Every record must appear in your copy exactly as written, with no pictures.

* START Supplied material *

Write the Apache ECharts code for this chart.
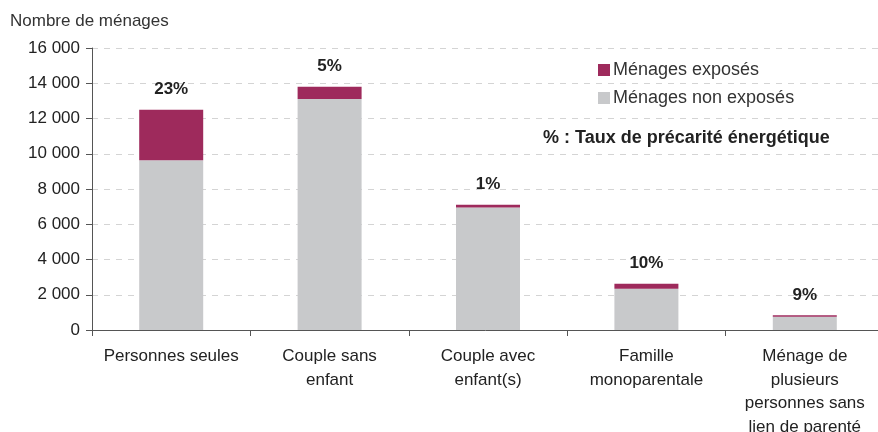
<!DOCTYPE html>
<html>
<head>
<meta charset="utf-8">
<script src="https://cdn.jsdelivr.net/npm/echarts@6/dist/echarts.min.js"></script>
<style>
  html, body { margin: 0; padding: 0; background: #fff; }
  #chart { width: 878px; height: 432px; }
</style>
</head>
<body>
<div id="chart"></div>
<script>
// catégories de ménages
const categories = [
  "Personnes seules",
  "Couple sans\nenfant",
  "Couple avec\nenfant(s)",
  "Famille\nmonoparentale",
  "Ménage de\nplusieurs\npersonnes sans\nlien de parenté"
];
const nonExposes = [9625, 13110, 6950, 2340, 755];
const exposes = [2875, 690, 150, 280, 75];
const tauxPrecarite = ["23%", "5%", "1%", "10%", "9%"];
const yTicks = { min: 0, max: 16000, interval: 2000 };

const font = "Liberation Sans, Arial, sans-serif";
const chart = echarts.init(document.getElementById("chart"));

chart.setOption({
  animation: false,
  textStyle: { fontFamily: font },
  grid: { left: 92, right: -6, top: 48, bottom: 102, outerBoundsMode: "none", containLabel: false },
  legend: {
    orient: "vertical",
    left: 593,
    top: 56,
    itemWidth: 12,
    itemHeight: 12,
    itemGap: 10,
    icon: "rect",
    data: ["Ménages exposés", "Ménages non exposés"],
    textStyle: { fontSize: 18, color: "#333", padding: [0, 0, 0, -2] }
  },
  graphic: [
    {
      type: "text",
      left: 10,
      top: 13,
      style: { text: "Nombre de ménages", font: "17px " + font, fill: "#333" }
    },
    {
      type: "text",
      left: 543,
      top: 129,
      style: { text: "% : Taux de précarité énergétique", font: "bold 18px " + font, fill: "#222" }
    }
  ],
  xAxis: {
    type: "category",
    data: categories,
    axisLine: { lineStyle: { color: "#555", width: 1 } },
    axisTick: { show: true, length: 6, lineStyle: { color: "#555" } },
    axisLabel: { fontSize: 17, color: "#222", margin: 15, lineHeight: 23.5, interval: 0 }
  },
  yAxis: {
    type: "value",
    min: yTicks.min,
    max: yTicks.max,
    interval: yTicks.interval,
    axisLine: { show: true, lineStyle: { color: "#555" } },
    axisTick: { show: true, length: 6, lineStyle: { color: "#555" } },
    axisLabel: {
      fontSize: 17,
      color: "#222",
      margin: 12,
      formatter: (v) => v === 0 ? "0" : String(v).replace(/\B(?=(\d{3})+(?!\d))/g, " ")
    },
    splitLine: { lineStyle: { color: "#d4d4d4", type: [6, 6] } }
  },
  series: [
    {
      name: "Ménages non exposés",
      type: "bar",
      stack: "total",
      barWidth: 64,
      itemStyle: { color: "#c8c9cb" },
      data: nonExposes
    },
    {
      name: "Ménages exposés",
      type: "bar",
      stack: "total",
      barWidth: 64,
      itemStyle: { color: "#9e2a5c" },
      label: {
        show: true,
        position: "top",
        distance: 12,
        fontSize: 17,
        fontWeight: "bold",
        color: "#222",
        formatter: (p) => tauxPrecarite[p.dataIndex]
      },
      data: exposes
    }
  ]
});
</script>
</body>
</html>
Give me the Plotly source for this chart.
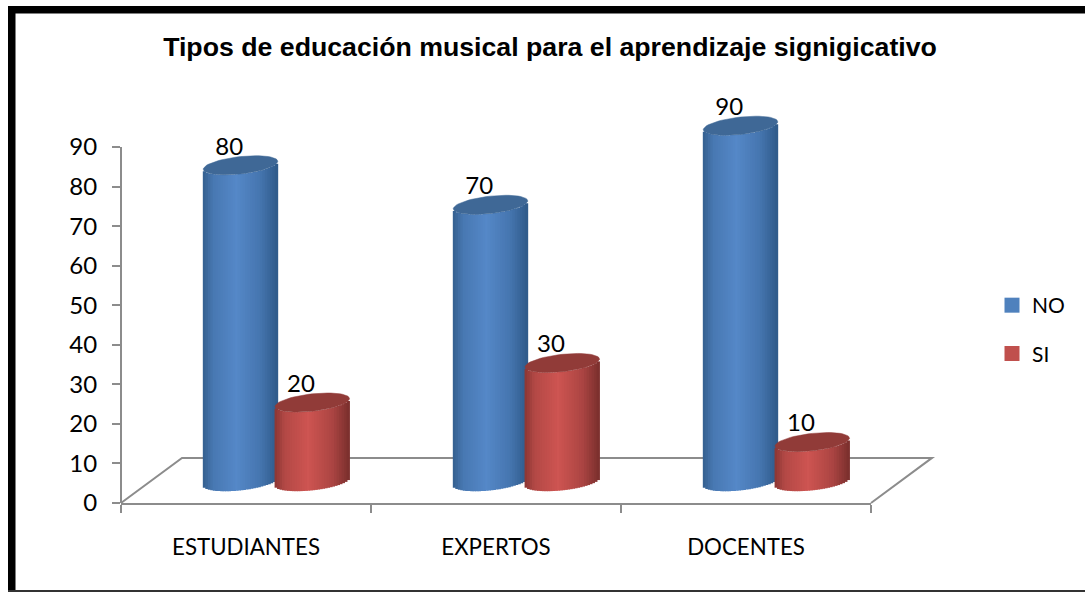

* END Supplied material *

* **Answer for this exercise**:
Write the Apache ECharts code for this chart.
<!DOCTYPE html>
<html>
<head>
<meta charset="utf-8">
<script src="https://cdn.jsdelivr.net/npm/echarts@6/dist/echarts.min.js"></script>
<style>
  html, body { margin: 0; padding: 0; background: #fff; }
  #chart { width: 878px; height: 432px; }
</style>
</head>
<body>
<div id="chart"></div>
<script>
// catégories de ménages
const categories = [
  "Personnes seules",
  "Couple sans\nenfant",
  "Couple avec\nenfant(s)",
  "Famille\nmonoparentale",
  "Ménage de\nplusieurs\npersonnes sans\nlien de parenté"
];
const nonExposes = [9625, 13110, 6950, 2340, 755];
const exposes = [2875, 690, 150, 280, 75];
const tauxPrecarite = ["23%", "5%", "1%", "10%", "9%"];
const yTicks = { min: 0, max: 16000, interval: 2000 };

const font = "Liberation Sans, Arial, sans-serif";
const chart = echarts.init(document.getElementById("chart"));

chart.setOption({
  animation: false,
  textStyle: { fontFamily: font },
  grid: { left: 92, right: -6, top: 48, bottom: 102, outerBoundsMode: "none", containLabel: false },
  legend: {
    orient: "vertical",
    left: 593,
    top: 56,
    itemWidth: 12,
    itemHeight: 12,
    itemGap: 10,
    icon: "rect",
    data: ["Ménages exposés", "Ménages non exposés"],
    textStyle: { fontSize: 18, color: "#333", padding: [0, 0, 0, -2] }
  },
  graphic: [
    {
      type: "text",
      left: 10,
      top: 13,
      style: { text: "Nombre de ménages", font: "17px " + font, fill: "#333" }
    },
    {
      type: "text",
      left: 543,
      top: 129,
      style: { text: "% : Taux de précarité énergétique", font: "bold 18px " + font, fill: "#222" }
    }
  ],
  xAxis: {
    type: "category",
    data: categories,
    axisLine: { lineStyle: { color: "#555", width: 1 } },
    axisTick: { show: true, length: 6, lineStyle: { color: "#555" } },
    axisLabel: { fontSize: 17, color: "#222", margin: 15, lineHeight: 23.5, interval: 0 }
  },
  yAxis: {
    type: "value",
    min: yTicks.min,
    max: yTicks.max,
    interval: yTicks.interval,
    axisLine: { show: true, lineStyle: { color: "#555" } },
    axisTick: { show: true, length: 6, lineStyle: { color: "#555" } },
    axisLabel: {
      fontSize: 17,
      color: "#222",
      margin: 12,
      formatter: (v) => v === 0 ? "0" : String(v).replace(/\B(?=(\d{3})+(?!\d))/g, " ")
    },
    splitLine: { lineStyle: { color: "#d4d4d4", type: [6, 6] } }
  },
  series: [
    {
      name: "Ménages non exposés",
      type: "bar",
      stack: "total",
      barWidth: 64,
      itemStyle: { color: "#c8c9cb" },
      data: nonExposes
    },
    {
      name: "Ménages exposés",
      type: "bar",
      stack: "total",
      barWidth: 64,
      itemStyle: { color: "#9e2a5c" },
      label: {
        show: true,
        position: "top",
        distance: 12,
        fontSize: 17,
        fontWeight: "bold",
        color: "#222",
        formatter: (p) => tauxPrecarite[p.dataIndex]
      },
      data: exposes
    }
  ]
});
</script>
</body>
</html>
Give me the Plotly source for this chart.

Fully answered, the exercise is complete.